I’m going back to work and my kids are starting school and my life as a stay-at-home-mom is over and the dishwasher clicks in the middle of every rinse cycle and the engine light on my car won’t stop flickering on and off and on again and this morning I counted eleven gray hairs and in five days I’ll be thirty-two and about a hundred other thoughts clamor around in my head and fill me up full.

It’s in all of this that I know why I was impressed with the absolute need to make guarding the margins of my life a main focus.

Starting in high school and ending only recently (very recently) I filled myself right on up to the edges, not leaving any space for quiet or rest or just plain nothing.

Those years of living completely full were destructive; so incredibly destructive that I have actual fear about becoming overly committed and landing back in that too-busy place.

It a soft spot, sore from lots of years of thinking that I had to DO in order to have worth.  So I protect it by building a barrier around the part of me that wants to over commit.

This year I decided I would keep empty space in my life- space where I could be still and quiet and without obligation and this space has given me such rest.

Even though the space has been transformative, it has not been easy to keep.

I really struggled when I was considering attending the Declare conference and saw that the two weeks before the conference and the two weeks after the conference were heavy with commitments, a family vacation and start of the school year.

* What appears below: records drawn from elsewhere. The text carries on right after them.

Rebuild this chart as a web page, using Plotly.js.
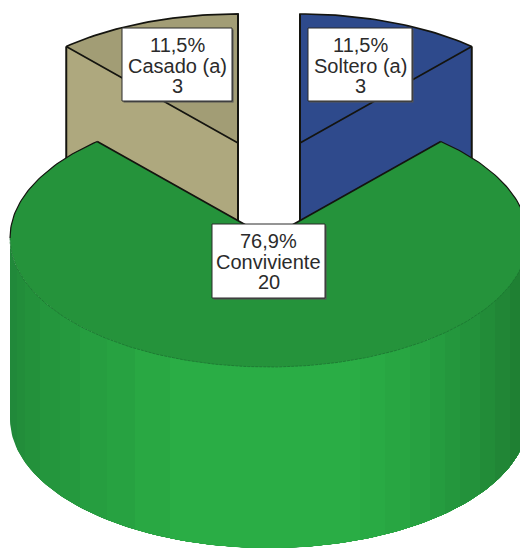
<!DOCTYPE html>
<html>
<head>
<meta charset="utf-8">
<script src="https://cdn.plot.ly/plotly-3.0.1.min.js"></script>
<style>html,body{margin:0;padding:0;background:#fff;overflow:hidden}#c{width:520px;height:549px}</style>
</head>
<body>
<div id="c"></div>
<script>
// Data
var categories = ['Soltero (a)', 'Conviviente', 'Casado (a)'];
var counts = [3, 20, 3];
var percents = ['11,5%', '76,9%', '11,5%'];

// Styles
var topColors = ['#2e4a8c', '#25933b', '#a29d75'];
var wallColors = ['#2f4a8c', '#2aab44', '#aea87e'];
var bandStops = [10, 17, 25, 40, 60, 80, 107, 135, 170, 360, 385, 410, 430, 445, 460, 480, 495, 510];
var bandColors = ['#21893a', '#228d3a', '#23913b', '#24963d', '#25993e', '#269e40', '#27a241', '#29a843', '#2aad45', '#29aa44', '#28a642', '#27a141', '#259c3f', '#24973d', '#23923b', '#228c38', '#218636', '#1f8033'];
var lineOffsets = [17, 38, 58];

// Geometry of the drawing
var cx = 269, cy = 238, rx = 259, ry = 129, depth = 181;
var explode = [[31, -95], [0, 0], [-31, -95]];

var total = counts.reduce(function (a, b) { return a + b; }, 0);
var angles = [0];
counts.forEach(function (c, i) { angles.push(angles[i] + c / total * 2 * Math.PI); });

function pt(ox, oy, t) { return [ox + rx * Math.sin(t), oy - ry * Math.cos(t)]; }
function arc(ox, oy, a, b) {
  var pts = [], n = Math.max(4, Math.ceil(Math.abs(b - a) / 0.02));
  for (var i = 0; i <= n; i++) pts.push(pt(ox, oy, a + (b - a) * i / n));
  return pts;
}
function poly(pts, color) {
  return { type: 'scatter', mode: 'lines', x: pts.map(function (p) { return p[0]; }), y: pts.map(function (p) { return p[1]; }),
    fill: 'toself', fillcolor: color, line: { width: 0, color: color }, hoverinfo: 'skip', showlegend: false };
}
function stroke(pts, color, width, dash) {
  return { type: 'scatter', mode: 'lines', x: pts.map(function (p) { return p[0]; }), y: pts.map(function (p) { return p[1]; }),
    line: { color: color, width: width, dash: dash || 'solid' }, hoverinfo: 'skip', showlegend: false };
}

var traces = [];
var edge = '#14140f';

// Exploded back slices (Soltero = 0, Casado = 2)
[0, 2].forEach(function (i) {
  var ox = cx + explode[i][0], oy = cy + explode[i][1];
  var a = angles[i], b = angles[i + 1];
  var rim = i === 0 ? b : a;
  var inner = i === 0 ? a : b;
  var c = [ox, oy], r = pt(ox, oy, rim), n = pt(ox, oy, inner);
  traces.push(poly([c, r, [r[0], r[1] + depth], [c[0], c[1] + depth]], wallColors[i]));
  traces.push(poly([n, c, [c[0], c[1] + depth], [n[0], n[1] + depth]], wallColors[i]));
  traces.push(poly([c].concat(arc(ox, oy, a, b)), topColors[i]));
  traces.push(stroke([c].concat(arc(ox, oy, a, b)).concat([c]), edge, 1.7));
  traces.push(stroke([n, [n[0], c[1] + depth]], edge, 2));
  traces.push(stroke([r, [r[0], r[1] + depth]], edge, 2));
});

// Green wall: shaded vertical bands, front half of the cylinder
var fa = Math.PI / 2, fb = 3 * Math.PI / 2;
function xToT(x) { return Math.PI - Math.asin(Math.max(-1, Math.min(1, (x - cx) / rx))); }
bandStops.forEach(function (s, i) {
  var start = i === 0 ? fb : xToT(s);
  var f = arc(cx, cy, start, fa), g = arc(cx, cy + depth, fa, start);
  traces.push(poly(f.concat(g), bandColors[i]));
});

// Green top
var ga = angles[1], gb = angles[2];
var gc = [cx, cy];
traces.push(poly([gc].concat(arc(cx, cy, ga, gb)), topColors[1]));
traces.push(stroke(arc(cx, cy, ga, fa), edge, 1.2));
traces.push(stroke(arc(cx, cy, fb, gb), edge, 1.2));
traces.push(stroke(arc(cx, cy, fa, fb), '#1a6e2e', 0.7, '3px,1px'));
traces.push(stroke([pt(cx, cy, gb), gc, pt(cx, cy, ga)], edge, 1.7));

// Labels
var boxes = [[308, 28, 412, 101], [212, 224, 325, 298], [122, 28, 232, 101]];
var shapes = [], annotations = [];
categories.forEach(function (name, i) {
  var b = boxes[i];
  shapes.push({ type: 'rect', xref: 'x', yref: 'y', x0: b[0] + 1.5, y0: b[1] + 1.5, x1: b[2] + 1.5, y1: b[3] + 1.5, fillcolor: '#555', line: { width: 0 } });
  shapes.push({ type: 'rect', xref: 'x', yref: 'y', x0: b[0], y0: b[1], x1: b[2], y1: b[3], fillcolor: '#ffffff', line: { color: '#2a2a2a', width: 1 } });
  [percents[i], name, String(counts[i])].forEach(function (t, j) {
    annotations.push({ xref: 'x', yref: 'y', x: (b[0] + b[2]) / 2, y: b[1] + lineOffsets[j], text: t, showarrow: false,
      xanchor: 'center', yanchor: 'middle', font: { family: 'Liberation Sans, Arial, sans-serif', size: 20, color: '#2b2b2b' }, borderpad: 0 });
  });
});

Plotly.newPlot('c', traces, {
  width: 520, height: 549,
  margin: { l: 0, r: 0, t: 0, b: 0 },
  paper_bgcolor: '#fff', plot_bgcolor: '#fff',
  xaxis: { range: [0, 520], visible: false, fixedrange: true },
  yaxis: { range: [549, 0], visible: false, fixedrange: true },
  showlegend: false, hovermode: false,
  shapes: shapes, annotations: annotations
}, { staticPlot: true, displayModeBar: false });
</script>
</body>
</html>
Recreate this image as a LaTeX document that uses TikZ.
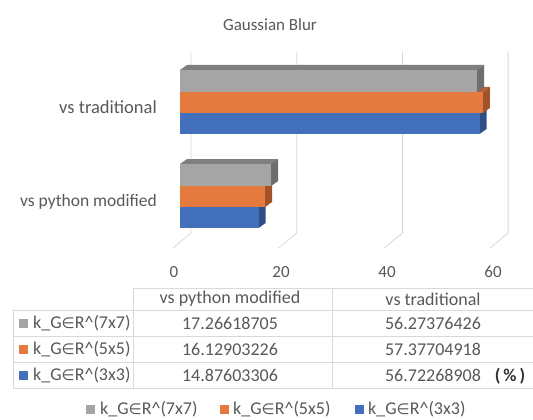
\documentclass[tikz,border=0pt]{standalone}
\usepackage{fontspec}
\setmainfont{Carlito}
\newfontfamily\symf{DejaVu Sans}
\definecolor{txt}{HTML}{595959}
\definecolor{gridc}{HTML}{D9D9D9}
\definecolor{cgrey}{HTML}{A5A5A5}
\definecolor{cgreyside}{HTML}{6E6E6E}
\definecolor{cgreytop}{HTML}{7F7F7F}
\definecolor{corange}{HTML}{E47A3E}
\definecolor{corangeside}{HTML}{A3532A}
\definecolor{corangetop}{HTML}{B85F30}
\definecolor{cblue}{HTML}{4270BA}
\definecolor{cblueside}{HTML}{2E4E88}
\definecolor{cbluetop}{HTML}{34599A}
\newcommand{\kgr}[1]{k\_G{\symf\fontsize{15}{18}\selectfont\char"2208}R\textasciicircum(#1)}
\newcommand{\dbar}[7]{%
  \pgfmathsetmacro\xe{180+#3*5.28}%
  \fill[#6] (180,#1) -- (\xe,#1) -- ++(7,-5) -- (187,{#1-5}) -- cycle;
  \fill[#5] (\xe,#1) -- ++(7,-5) -- ++(0,{#2-#1}) -- (\xe,#2) -- cycle;
  \fill[#4] (180,#1) rectangle (\xe,#2);
}
\begin{document}
\begin{tikzpicture}[x=1pt,y=-1pt,
  lbl/.style={text=txt,font=\fontsize{17}{20}\selectfont,inner sep=0pt},
  tlbl/.style={text=txt,font=\fontsize{18}{21}\selectfont,inner sep=0pt},
  gline/.style={draw=gridc,line width=0.8pt},
  tline/.style={draw=gridc,line width=0.8pt},
  sq/.style={minimum size=9pt,inner sep=0pt,draw=none}]
\useasboundingbox[fill=white] (0,0) rectangle (533,420);
% title
\node[lbl] (title) at (270,25) {Gaussian Blur};
% gridlines
\foreach \i in {0,1,2,3}{
  \pgfmathsetmacro\gx{191+\i*105.7}
  \draw[gline] (\gx,52) -- (\gx,233) -- ({\gx-18},248);
}
% axis labels
\node[lbl] (ax0) at (174,272) {0};
\node[lbl] (ax20) at (281,272) {20};
\node[lbl] (ax40) at (387,272) {40};
\node[lbl] (ax60) at (493,272) {60};
% category labels
\node[lbl,font=\fontsize{18.5}{22}\selectfont,anchor=east] (cattrad) at (157,107) {vs traditional};
\node[lbl,font=\fontsize{17.5}{21}\selectfont,anchor=east] (catpy) at (157,202) {vs python modified};
% bars: traditional
\dbar{113}{134}{56.72268908}{cblue}{cblueside}{cbluetop}{}
\dbar{92}{113}{57.37704918}{corange}{corangeside}{corangetop}{}
\dbar{70}{92}{56.27376426}{cgrey}{cgreyside}{cgreytop}{}
% bars: python modified
\dbar{207}{228}{14.87603306}{cblue}{cblueside}{cbluetop}{}
\dbar{186}{207}{16.12903226}{corange}{corangeside}{corangetop}{}
\dbar{164}{186}{17.26618705}{cgrey}{cgreyside}{cgreytop}{}
% table
\draw[tline] (133,288) -- (533,288);
\foreach \yy in {310,336,362,388}{\draw[tline] (13,\yy) -- (533,\yy);}
\draw[tline] (13,310) -- (13,388);
\draw[tline] (133,288) -- (133,388);
\draw[tline] (332,288) -- (332,388);
\node[tlbl] (h1) at (230,299) {vs python modified};
\node[tlbl] (h2) at (433,299) {vs traditional};
\node[sq,fill=cgrey] (r1sq) at (23.5,323) {};
\node[tlbl,anchor=west] (r1) at (33,323) {\kgr{7x7}};
\node[sq,fill=corange] (r2sq) at (23.5,349) {};
\node[tlbl,anchor=west] (r2) at (33,349) {\kgr{5x5}};
\node[sq,fill=cblue] (r3sq) at (23.5,375) {};
\node[tlbl,anchor=west] (r3) at (33,375) {\kgr{3x3}};
\node[tlbl] (v11) at (230,323) {17.26618705};
\node[tlbl] (v12) at (433,323) {56.27376426};
\node[tlbl] (v21) at (230,349) {16.12903226};
\node[tlbl] (v22) at (433,349) {57.37704918};
\node[tlbl] (v31) at (230,375) {14.87603306};
\node[tlbl] (v32) at (433,375) {56.72268908};
\node[tlbl,text=black!80] (pct) at (510,376) {\textbf{(\,\%\,)}};
% legend
\node[sq,fill=cgrey] (l1sq) at (90.5,409) {};
\node[tlbl,anchor=west] (l1) at (100,409) {\kgr{7x7}};
\node[sq,fill=corange] (l2sq) at (224.5,409) {};
\node[tlbl,anchor=west] (l2) at (233,409) {\kgr{5x5}};
\node[sq,fill=cblue] (l3sq) at (359.5,409) {};
\node[tlbl,anchor=west] (l3) at (368,409) {\kgr{3x3}};
\end{tikzpicture}
\end{document}
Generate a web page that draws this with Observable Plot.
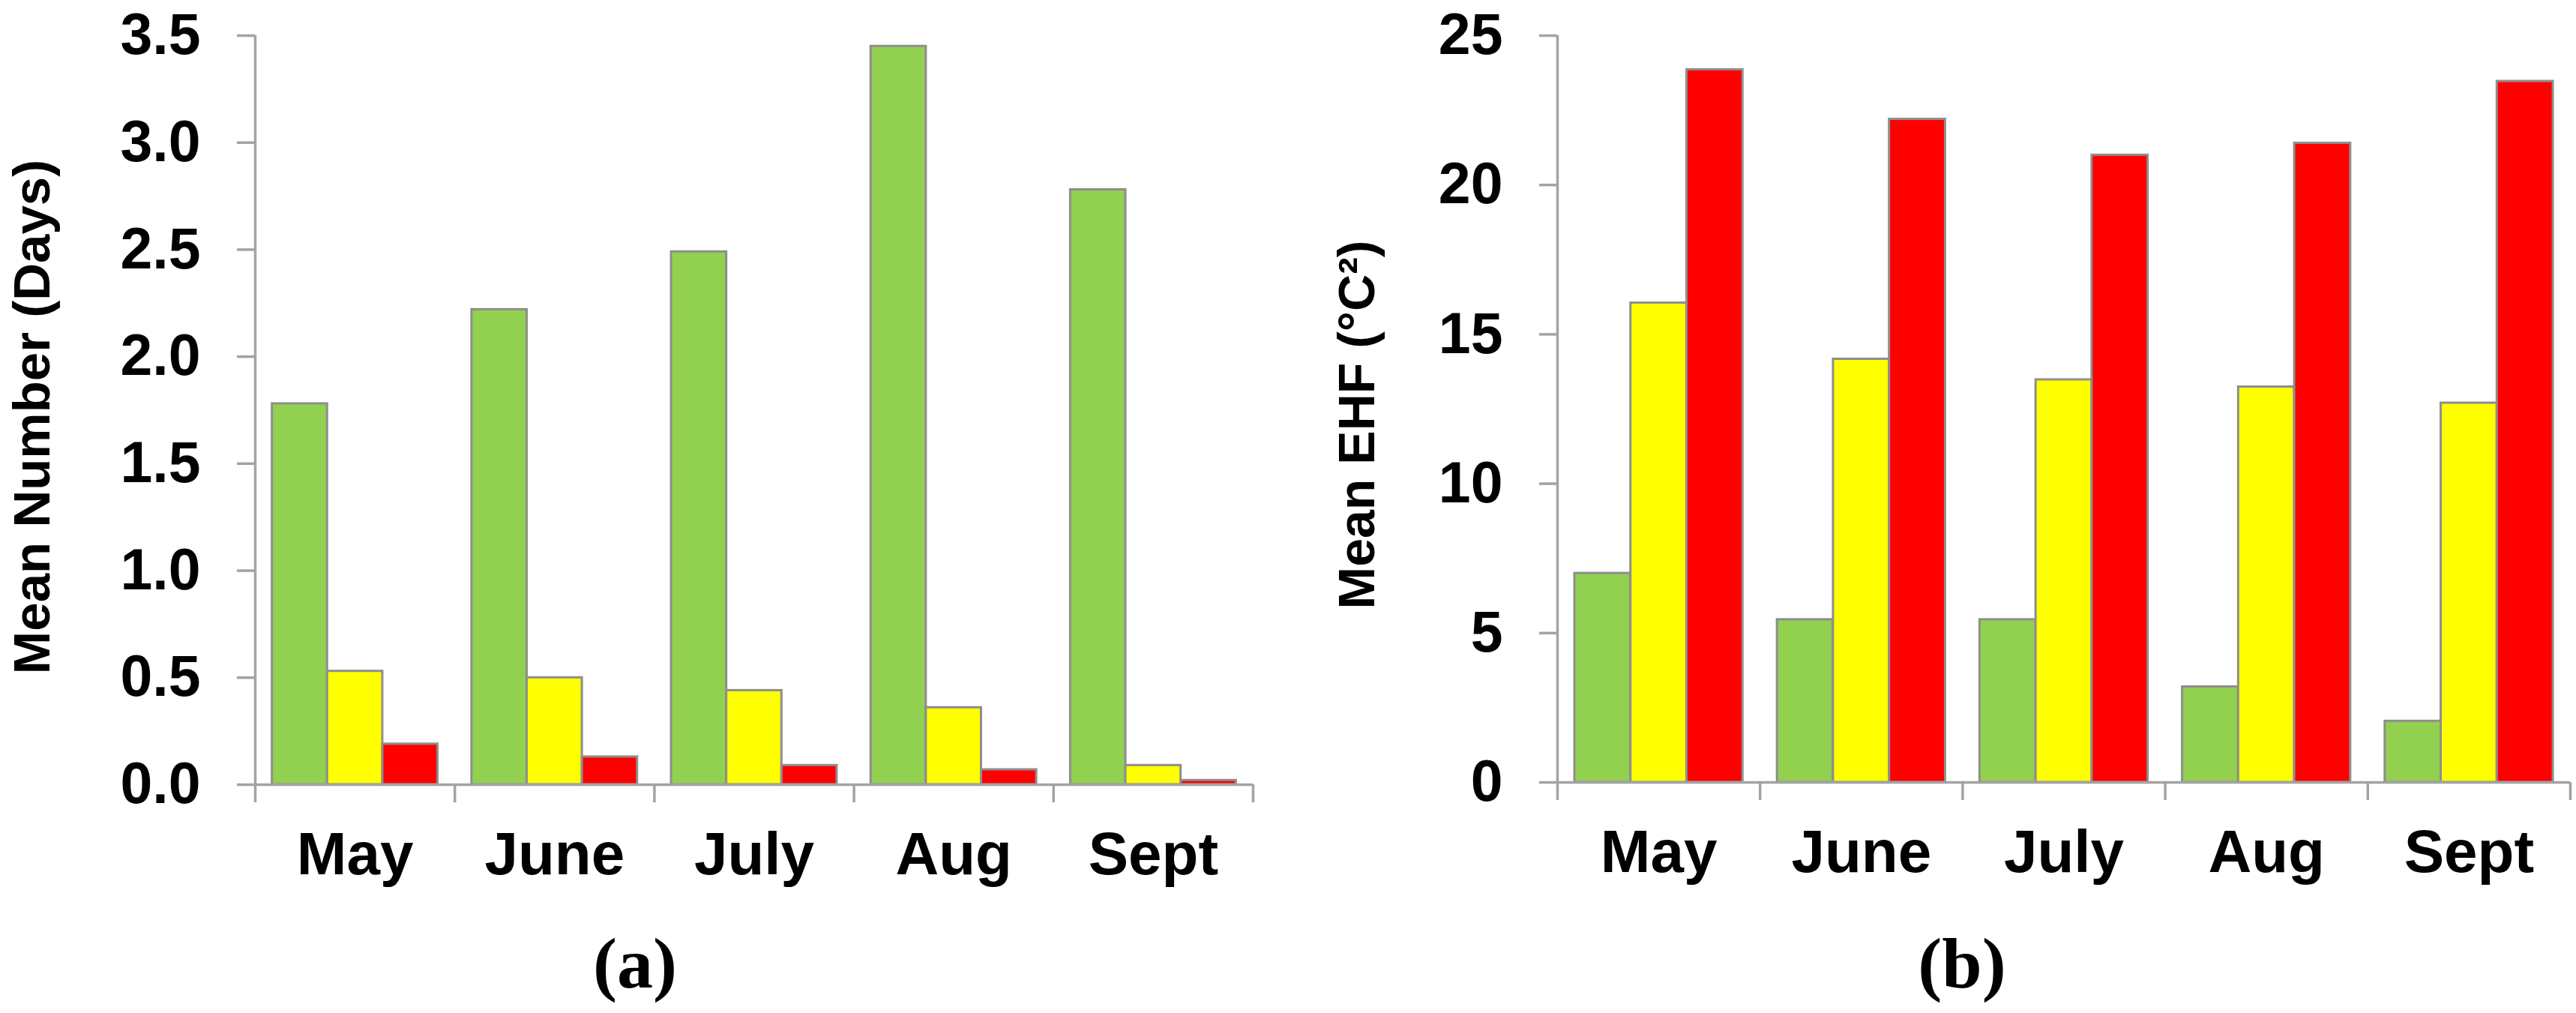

I knew that if I wanted to keep my margin I had to choose staying home.

I decided not to go but felt such a deep sense of missing out.

The conference came this past weekend and in my free minutes I followed the #declareconf feed on Twitter and Instagram and made myself sick with longing to be there instead of here.  It was sticky, gross, awful envy that I could not shake off.

I wanted to be there.  I wanted to hear the messages.  I wanted to learn.  I wanted to make new friends.

On the day the conference ended I was scrolling through the pictures and reading about the women who posted them.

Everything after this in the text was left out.